We have a few Supermicro H11-DSi server with Dual EPYC 7351 and 16 x 8GB DIMMs (Micron 2666). After running full load (LQCD benchmark) for longer than 5 to 10 minutes, issuing reboot command in CentOS 7.4 will cause the system to go to a blank screen. The system will not post. Power cycle will bring the system back to POST everytime. Without running full load, issuing reboot command works most of the time. Has anyone encounter this issue? We are on BIOS 1.0b. I am just not sure if it's a memory problem or a BIOS problem.
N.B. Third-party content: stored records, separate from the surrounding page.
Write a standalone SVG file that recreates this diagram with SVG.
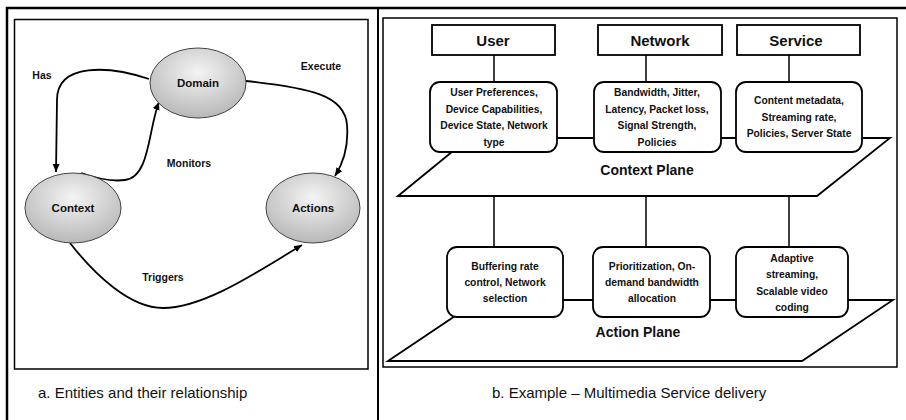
<svg xmlns="http://www.w3.org/2000/svg" width="906" height="420" viewBox="0 0 906 420">
<defs>
<radialGradient id="eg" cx="50%" cy="35%" r="70%">
<stop offset="0" stop-color="#f4f4f4"/>
<stop offset="1" stop-color="#b3b3b3"/>
</radialGradient>
<marker id="ah" markerUnits="userSpaceOnUse" markerWidth="9" markerHeight="8" refX="8" refY="3.5" orient="auto">
<path d="M0,0 L8,3.5 L0,7 z" fill="#000"/>
</marker>
</defs>
<style>
text{font-family:"Liberation Sans",Arial,sans-serif;fill:#111}
.nl{font-size:11.5px;font-weight:bold;text-anchor:middle}
.el{font-size:10.5px;font-weight:bold;text-anchor:middle}
.bt{font-size:10.3px;font-weight:bold;text-anchor:middle}
.ht{font-size:15px;font-weight:bold;text-anchor:middle}
.pl{font-size:14px;font-weight:bold;text-anchor:middle}
.cap{font-size:15px}
.ell{fill:url(#eg);stroke:#444;stroke-width:1}
.edge{fill:none;stroke:#000;stroke-width:1.8;marker-end:url(#ah)}
.box{fill:#fff;stroke:#000;stroke-width:1.8}
.ln{stroke:#000;stroke-width:1.5;fill:none}
.frame{fill:none;stroke:#000;stroke-width:1.5}
</style>
<rect width="906" height="420" fill="#fff"/>
<g id="frames">
<path d="M7,420 L7,8 L906,8" fill="none" stroke="#000" stroke-width="2.5"/>
<line x1="378" y1="8" x2="378" y2="420" stroke="#000" stroke-width="2"/>
<rect class="frame" x="14.5" y="19.5" width="353.5" height="349.5"/>
<rect class="frame" x="383" y="18" width="514" height="349"/>
</g>
<g id="connectors-a">
<path class="edge" d="M149,79 C110,66 57,62 57,100 L56,172"/>
<path class="edge" d="M81,173 C95,178 110,182 125,180 C150,177 148,130 159,102"/>
<path class="edge" d="M246,81 C310,88 345,95 347,125 C349,150 342,165 335,176"/>
<path class="edge" d="M70,243 C95,275 130,308 163,308 C205,308 260,270 302,245"/>
<text class="el" x="42" y="79">Has</text>
<text class="el" x="321" y="70">Execute</text>
<text class="el" x="189" y="167">Monitors</text>
<text class="el" x="163" y="281">Triggers</text>
</g>
<g id="domain">
<ellipse class="ell" cx="198" cy="83" rx="48" ry="35"/>
<text class="nl" x="198" y="87">Domain</text>
</g>
<g id="context">
<ellipse class="ell" cx="73" cy="208" rx="48" ry="35"/>
<text class="nl" x="73" y="212">Context</text>
</g>
<g id="actions">
<ellipse class="ell" cx="313" cy="208" rx="47" ry="35"/>
<text class="nl" x="313" y="212">Actions</text>
</g>
<text class="cap" x="38" y="398">a. Entities and their relationship</text>
<g id="connectors-b">
<line class="ln" x1="494" y1="55" x2="494" y2="82"/>
<line class="ln" x1="646" y1="55" x2="646" y2="82"/>
<line class="ln" x1="789" y1="55" x2="789" y2="82"/>
<line class="ln" x1="494" y1="196" x2="494" y2="247"/>
<line class="ln" x1="646" y1="196" x2="646" y2="247"/>
<line class="ln" x1="789" y1="196" x2="789" y2="247"/>
</g>
<g id="context-plane">
<polygon points="398,196 469,138 890,138 817,196" fill="#fff" stroke="#000" stroke-width="1.8"/>
<text class="pl" x="647" y="175">Context Plane</text>
</g>
<g id="action-plane">
<polygon points="388,361 479,300 893,300 802,361" fill="#fff" stroke="#000" stroke-width="1.8"/>
<text class="pl" x="638" y="337">Action Plane</text>
</g>
<g id="user">
<rect class="box" x="432" y="25" width="123" height="30"/>
<text class="ht" x="493" y="45.5">User</text>
</g>
<g id="network">
<rect class="box" x="598" y="25" width="124" height="30"/>
<text class="ht" x="660" y="45.5">Network</text>
</g>
<g id="service">
<rect class="box" x="737" y="25" width="123" height="30"/>
<text class="ht" x="796" y="45.5">Service</text>
</g>
<g id="user-context">
<rect class="box" x="430" y="82" width="127" height="70" rx="10"/>
<text class="bt" x="494" y="96">User Preferences,</text>
<text class="bt" x="494" y="112.5">Device Capabilities,</text>
<text class="bt" x="494" y="129">Device State, Network</text>
<text class="bt" x="494" y="145.5">type</text>
</g>
<g id="network-context">
<rect class="box" x="594" y="82" width="127" height="70" rx="10"/>
<text class="bt" x="657" y="96">Bandwidth, Jitter,</text>
<text class="bt" x="657" y="112.5">Latency, Packet loss,</text>
<text class="bt" x="657" y="129">Signal Strength,</text>
<text class="bt" x="657" y="145.5">Policies</text>
</g>
<g id="service-context">
<rect class="box" x="736" y="82" width="126" height="70" rx="10"/>
<text class="bt" x="799" y="104">Content metadata,</text>
<text class="bt" x="799" y="120.5">Streaming rate,</text>
<text class="bt" x="799" y="137">Policies, Server State</text>
</g>
<g id="buffering">
<rect class="box" x="447" y="247" width="116" height="70" rx="10"/>
<text class="bt" x="505" y="270">Buffering rate</text>
<text class="bt" x="505" y="286">control, Network</text>
<text class="bt" x="505" y="302">selection</text>
</g>
<g id="prioritization">
<rect class="box" x="593" y="247" width="117" height="70" rx="10"/>
<text class="bt" x="652" y="270">Prioritization, On-</text>
<text class="bt" x="652" y="286">demand bandwidth</text>
<text class="bt" x="652" y="302">allocation</text>
</g>
<g id="adaptive">
<rect class="box" x="736" y="247" width="112" height="70" rx="10"/>
<text class="bt" x="792" y="262">Adaptive</text>
<text class="bt" x="792" y="278">streaming,</text>
<text class="bt" x="792" y="294.5">Scalable video</text>
<text class="bt" x="792" y="311">coding</text>
</g>
<text class="cap" x="492" y="398">b. Example – Multimedia Service delivery</text>
</svg>
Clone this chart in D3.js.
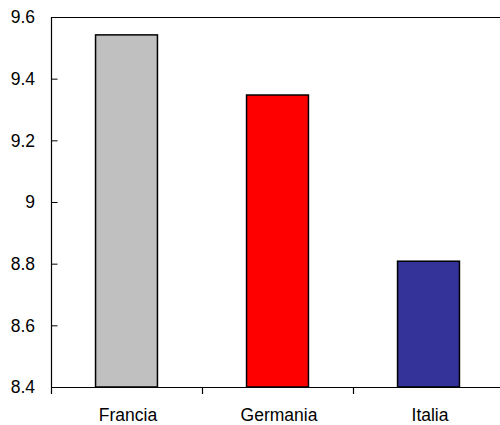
<!DOCTYPE html>
<html>
<head>
<meta charset="utf-8">
<script src="https://cdn.jsdelivr.net/npm/d3@7/dist/d3.min.js"></script>
<style>
  html, body { margin: 0; padding: 0; background: #fff; }
  svg { display: block; }
  text { font-family: "Liberation Sans", Arial, sans-serif; fill: #000; }
</style>
</head>
<body>
<svg id="chart" width="500" height="425"></svg>
<script>
// Categories, values and colours of the bars
const categories = ["Francia", "Germania", "Italia"];
const values = [9.542, 9.347, 8.808];
const colors = ["#C0C0C0", "#FF0000", "#333399"];
const yTicks = [8.4, 8.6, 8.8, 9.0, 9.2, 9.4, 9.6];
const yTickLabels = ["8.4", "8.6", "8.8", "9", "9.2", "9.4", "9.6"];

const svg = d3.select("#chart");
const plotLeft = 51, plotRight = 504, plotTop = 17, plotBottom = 387;

const x = d3.scaleBand().domain(categories).range([plotLeft, plotRight]).padding(0);
const y = d3.scaleLinear().domain([8.4, 9.6]).range([plotBottom, plotTop]);
const barFrac = 0.41;

// plot frame (top border)
svg.append("line")
  .attr("x1", plotLeft).attr("x2", plotRight)
  .attr("y1", y(9.6) + 0.5).attr("y2", y(9.6) + 0.5)
  .attr("stroke", "#000").attr("stroke-width", 1.2);

// bars
svg.append("g").selectAll("rect")
  .data(categories)
  .join("rect")
  .attr("x", d => x(d) + x.bandwidth() * (1 - barFrac) / 2)
  .attr("width", x.bandwidth() * barFrac)
  .attr("y", (d, i) => y(values[i]))
  .attr("height", (d, i) => y(8.4) - y(values[i]))
  .attr("fill", (d, i) => colors[i])
  .attr("stroke", "#000")
  .attr("stroke-width", 1.5);

// y axis: ticks point inward
const yAxis = d3.axisRight(y)
  .tickValues(yTicks)
  .tickSize(6)
  .tickFormat("");
const yg = svg.append("g")
  .attr("transform", `translate(${plotLeft + 0.5},0)`)
  .call(yAxis);
yg.select(".domain").attr("stroke", "#000").attr("stroke-width", 1.2)
  .attr("d", `M0,${plotTop}V${plotBottom}`);
yg.selectAll(".tick line").attr("stroke", "#000");

svg.append("g").selectAll("text")
  .data(yTicks)
  .join("text")
  .attr("x", plotLeft - 16)
  .attr("y", d => y(d))
  .attr("dy", "0.36em")
  .attr("text-anchor", "end")
  .style("font-size", "17.5px")
  .text((d, i) => yTickLabels[i]);

// x axis: ticks at category boundaries, pointing outward
const boundaries = categories.map(c => x(c)).concat([plotRight]);
const xg = svg.append("g");
xg.append("line")
  .attr("x1", plotLeft).attr("x2", plotRight)
  .attr("y1", plotBottom + 0.5).attr("y2", plotBottom + 0.5)
  .attr("stroke", "#000").attr("stroke-width", 1.2);
xg.selectAll("line.tk")
  .data(boundaries)
  .join("line")
  .attr("class", "tk")
  .attr("x1", d => Math.round(d) + 0.5).attr("x2", d => Math.round(d) + 0.5)
  .attr("y1", plotBottom).attr("y2", plotBottom + 7)
  .attr("stroke", "#000").attr("stroke-width", 1.2);
xg.selectAll("text")
  .data(categories)
  .join("text")
  .attr("x", d => x(d) + x.bandwidth() / 2 + 1.5)
  .attr("y", 420.5)
  .attr("text-anchor", "middle")
  .style("font-size", "17.5px")
  .text(d => d);
</script>
</body>
</html>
Based on your description, it is difficult to determine if this is a CPU or vendor platform issue. I would recommend that you reach out to Super Micro for troubleshooting assistance.
Their contact information can be found here.
maybe have a look @ epyc 7551 spontaneously resets after 10mins rendering
seems like some strange things are going on under full load.
Some questions also ..
are you using the built-in ast VGA ?
what is your IPMI firmware version ?
We are using the built-in AST onboard VGA.
Latest bios and firmware version from Supermicro BIOS 1.0b and ipmi 1.27.
We tested a few sets of memory and a few sets of EPYC CPUs. Most likely it is a Supermicro platform issue.
I am not sure how CentOS issues the reboot command to the hardware. It seems like the reboot command doesn't trigger a complete BIOS reboot. Power cycle always works...
Supermicro hasn't experienced this issue yet. Does anyone know what is the chain of events that trigger a warm reboot from the OS?
I got a lot issues with IPMI 1.27 ( and not yet released 1.28 too )..
With 1.27 my FANs are going mad , some things cannot be set at all from the web interface
also I noticed sometimes shutdown -h now , issued from the OS didn't work.
I would ask Supermicro to give you the old IPMI firmware and test with this one.
Is what I did .. I have now IPMI 1.14 firmware installed.
Be sure after you downgrade to AC power cycle the box ..
If that doesn't help we can try to debug the issue.
Going from 1.14 to 1.26, it seems like the fan speeds are more steady. On the older ipmi, the fan speeds ramp up and down more often. Going from 1.0a BIOS to 1.0b BIOS seems to have fixed the random MCE errors that gets logged in /var/log/message (CentOS 7.4). I will try the 1.14 firmware and see if the issue still occurs.
Thanks for your quick replies!
The issue is present with the latest 1.0b BIOS version and the latest 1.27 BMC firmware.
I tried to use BMC/ipmi firmware version 1.14, but the issue still persists.
So far, we have tried BIOS 1.0a, 1.0b, BMC/ipmi 1.14,1.26,1.27, 3 H11-Dsi Supermicro motherboards, 3 sets of AMD EPYC processors, 3 sets of 16 pcs DIMMs (8GB, 16GB). The same issue persists.
I am guessing it might be a BIOS issue or an ACPI issue?